— BEGIN —
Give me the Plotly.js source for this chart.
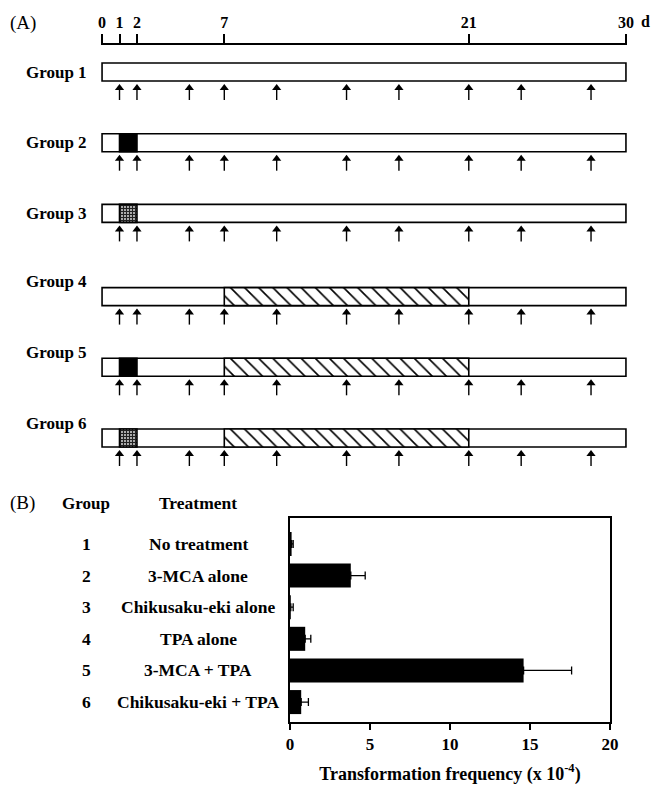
<!DOCTYPE html>
<html><head><meta charset="utf-8">
<script src="https://cdn.plot.ly/plotly-3.0.1.min.js"></script>
<style>html,body{margin:0;padding:0;background:#fff}</style>
</head><body><div id="chart" style="width:651px;height:785px"></div>
<script>
// ---------- Panel A: treatment schedule ----------
const groups = ['Group 1','Group 2','Group 3','Group 4','Group 5','Group 6'];
const timelineDays = [0, 1, 2, 7, 21, 30];
const timelineLabels = ['0', '1', '2', '7', '21', '30'];
const cultureStart = 0, cultureEnd = 30;
const mcaGroups = ['Group 2', 'Group 5'];          // 3-MCA, day 1-2 (black)
const chikuGroups = ['Group 3', 'Group 6'];        // Chikusaku-eki, day 1-2 (stippled)
const initStart = 1, initEnd = 2;
const tpaGroups = ['Group 4', 'Group 5', 'Group 6']; // TPA, day 7-21 (hatched)
const tpaStart = 7, tpaEnd = 21;
const mediumChangeDays = [1, 2, 5, 7, 10, 14, 17, 21, 24, 28];

// ---------- Panel B: transformation frequency ----------
const groupNumbers = ['1', '2', '3', '4', '5', '6'];
const treatments = ['No treatment', '3-MCA alone', 'Chikusaku-eki alone', 'TPA alone', '3-MCA + TPA', 'Chikusaku-eki + TPA'];
const frequency = [0.1, 3.8, 0.05, 0.95, 14.6, 0.7];
const frequencyErr = [0.1, 0.9, 0.15, 0.35, 3.0, 0.45];

// ---------- layout helpers ----------
const W = 651, H = 785;
const px = x => x / W;
const py = y => 1 - y / H;
const FONT = 'Liberation Serif, Times New Roman, serif';
const bold = s => ({family: FONT, size: s, color: '#000', weight: 700});

// row centre on panel-A y scale (scale units = pixels); labels-above rows get extra room
const rowY = name => { const i = groups.indexOf(name); return 72 + 70.7 * i + (i >= 3 ? 12.5 : 0); };
const BAR_H = 18;

const traces = [];
// culture period outline
traces.push({
  type: 'bar', orientation: 'h', xaxis: 'x', yaxis: 'y',
  y: groups.map(rowY), x: groups.map(() => cultureEnd - cultureStart), base: groups.map(() => cultureStart),
  width: BAR_H, marker: {color: '#fff', line: {color: '#000', width: 1.6}}, hoverinfo: 'skip', showlegend: false
});
// TPA hatched
traces.push({
  type: 'bar', orientation: 'h', xaxis: 'x', yaxis: 'y',
  y: tpaGroups.map(rowY), x: tpaGroups.map(() => tpaEnd - tpaStart), base: tpaGroups.map(() => tpaStart),
  width: BAR_H, marker: {color: '#fff', line: {color: '#000', width: 1.6},
    pattern: {shape: '\\', fgcolor: '#000', bgcolor: '#fff', size: 10, solidity: 0.16, fillmode: 'replace'}},
  hoverinfo: 'skip', showlegend: false
});
// 3-MCA black
traces.push({
  type: 'bar', orientation: 'h', xaxis: 'x', yaxis: 'y',
  y: mcaGroups.map(rowY), x: mcaGroups.map(() => initEnd - initStart), base: mcaGroups.map(() => initStart),
  width: BAR_H, marker: {color: '#000', line: {color: '#000', width: 1.6}}, hoverinfo: 'skip', showlegend: false
});
// Chikusaku-eki stippled
traces.push({
  type: 'bar', orientation: 'h', xaxis: 'x', yaxis: 'y',
  y: chikuGroups.map(rowY), x: chikuGroups.map(() => initEnd - initStart), base: chikuGroups.map(() => initStart),
  width: BAR_H, marker: {color: '#fff', line: {color: '#000', width: 1.6},
    pattern: {shape: '+', fgcolor: '#222', bgcolor: '#fff', size: 3, solidity: 0.7, fillmode: 'replace'}},
  hoverinfo: 'skip', showlegend: false
});
// medium-change arrows
const stemX = [], stemY = [], headX = [], headY = [];
groups.forEach(g => {
  const c = rowY(g);
  mediumChangeDays.forEach(d => {
    stemX.push(d, d, null); stemY.push(c + BAR_H / 2 + 5, c + BAR_H / 2 + 19, null);
    headX.push(d); headY.push(c + BAR_H / 2 + 7);
  });
});
traces.push({type: 'scatter', mode: 'lines', xaxis: 'x', yaxis: 'y', x: stemX, y: stemY,
  line: {color: '#000', width: 1.4}, hoverinfo: 'skip', showlegend: false, cliponaxis: false});
traces.push({type: 'scatter', mode: 'markers', xaxis: 'x', yaxis: 'y', x: headX, y: headY,
  marker: {symbol: 'triangle-up', size: 8, color: '#000'}, hoverinfo: 'skip', showlegend: false, cliponaxis: false});

// Panel B bars
traces.push({
  type: 'bar', orientation: 'h', xaxis: 'x2', yaxis: 'y2',
  y: treatments, x: frequency, width: 0.76,
  marker: {color: '#000', line: {width: 0}},
  error_x: {type: 'data', symmetric: false, array: frequencyErr, arrayminus: frequency.map(() => 0),
    color: '#000', thickness: 1.3, width: 4},
  hoverinfo: 'skip', showlegend: false
});

const annotations = [];
const ann = (text, x, y, yref, font, xanchor) => annotations.push({
  text, x, y, xref: 'paper', yref, showarrow: false, font, xanchor: xanchor || 'center', yanchor: 'middle'
});
// panel labels
ann('(A)', px(8), py(23), 'paper', {family: FONT, size: 19, color: '#000'}, 'left');
ann('(B)', px(8), py(503), 'paper', {family: FONT, size: 19, color: '#000'}, 'left');
ann('d', px(639), py(22), 'paper', bold(16), 'left');
// group labels panel A
groups.forEach((g, i) => {
  const c = rowY(g);
  ann(g, px(89), i >= 3 ? c - 15 : c, 'y', bold(17), 'right');
});
// panel B headers and row labels
ann('Group', px(86), py(503), 'paper', bold(17));
ann('Treatment', px(198), py(503), 'paper', bold(17.5));
treatments.forEach((t, i) => {
  ann(groupNumbers[i], px(86), t, 'y2', bold(17.5));
  ann(t, px(198), t, 'y2', bold(17.5));
});

const layout = {
  width: W, height: H, margin: {l: 0, r: 0, t: 0, b: 0},
  paper_bgcolor: '#fff', plot_bgcolor: 'rgba(0,0,0,0)',
  barmode: 'overlay', showlegend: false,
  xaxis: {
    domain: [px(101), px(627)], range: [-0.06, 30.06], anchor: 'y', side: 'top',
    showline: true, linewidth: 2, linecolor: '#000', ticks: 'outside', ticklen: 9, tickwidth: 2, tickcolor: '#000',
    tickmode: 'array', tickvals: timelineDays, ticktext: timelineLabels, tickfont: bold(16),
    showgrid: false, zeroline: false, fixedrange: true
  },
  yaxis: {
    domain: [py(470), py(45)], range: [470, 45], anchor: 'x',
    visible: false, showgrid: false, zeroline: false, fixedrange: true
  },
  xaxis2: {
    domain: [px(290), px(610)], range: [0, 20], anchor: 'y2',
    showline: true, mirror: true, linewidth: 1.6, linecolor: '#000', ticks: 'outside', ticklen: 6, tickwidth: 1.5, tickcolor: '#000',
    tickmode: 'array', tickvals: [0, 5, 10, 15, 20], tickfont: bold(17),
    title: {text: 'Transformation frequency (x 10<sup>-4</sup>)', font: bold(18), standoff: 15},
    showgrid: false, zeroline: false, fixedrange: true
  },
  yaxis2: {
    domain: [py(722), py(518)], anchor: 'x2', type: 'category', categoryorder: 'array', categoryarray: treatments,
    range: [5.63, -0.82], showline: true, mirror: true, linewidth: 1.6, linecolor: '#000',
    ticks: '', showticklabels: false, showgrid: false, zeroline: false, fixedrange: true
  },
  annotations
};

Plotly.newPlot('chart', traces, layout, {staticPlot: true, displayModeBar: false});
</script></body></html>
— END —
* _YOUR OBJECTIVE_
Transcribe exactly, with no pictures, the lines running from the first line of the material through the line holding "const BAR_H = 18;".

* _ANSWER FOR THE TASK_
Give me the Plotly.js source for this chart.
<!DOCTYPE html>
<html><head><meta charset="utf-8">
<script src="https://cdn.plot.ly/plotly-3.0.1.min.js"></script>
<style>html,body{margin:0;padding:0;background:#fff}</style>
</head><body><div id="chart" style="width:651px;height:785px"></div>
<script>
// ---------- Panel A: treatment schedule ----------
const groups = ['Group 1','Group 2','Group 3','Group 4','Group 5','Group 6'];
const timelineDays = [0, 1, 2, 7, 21, 30];
const timelineLabels = ['0', '1', '2', '7', '21', '30'];
const cultureStart = 0, cultureEnd = 30;
const mcaGroups = ['Group 2', 'Group 5'];          // 3-MCA, day 1-2 (black)
const chikuGroups = ['Group 3', 'Group 6'];        // Chikusaku-eki, day 1-2 (stippled)
const initStart = 1, initEnd = 2;
const tpaGroups = ['Group 4', 'Group 5', 'Group 6']; // TPA, day 7-21 (hatched)
const tpaStart = 7, tpaEnd = 21;
const mediumChangeDays = [1, 2, 5, 7, 10, 14, 17, 21, 24, 28];

// ---------- Panel B: transformation frequency ----------
const groupNumbers = ['1', '2', '3', '4', '5', '6'];
const treatments = ['No treatment', '3-MCA alone', 'Chikusaku-eki alone', 'TPA alone', '3-MCA + TPA', 'Chikusaku-eki + TPA'];
const frequency = [0.1, 3.8, 0.05, 0.95, 14.6, 0.7];
const frequencyErr = [0.1, 0.9, 0.15, 0.35, 3.0, 0.45];

// ---------- layout helpers ----------
const W = 651, H = 785;
const px = x => x / W;
const py = y => 1 - y / H;
const FONT = 'Liberation Serif, Times New Roman, serif';
const bold = s => ({family: FONT, size: s, color: '#000', weight: 700});

// row centre on panel-A y scale (scale units = pixels); labels-above rows get extra room
const rowY = name => { const i = groups.indexOf(name); return 72 + 70.7 * i + (i >= 3 ? 12.5 : 0); };
const BAR_H = 18;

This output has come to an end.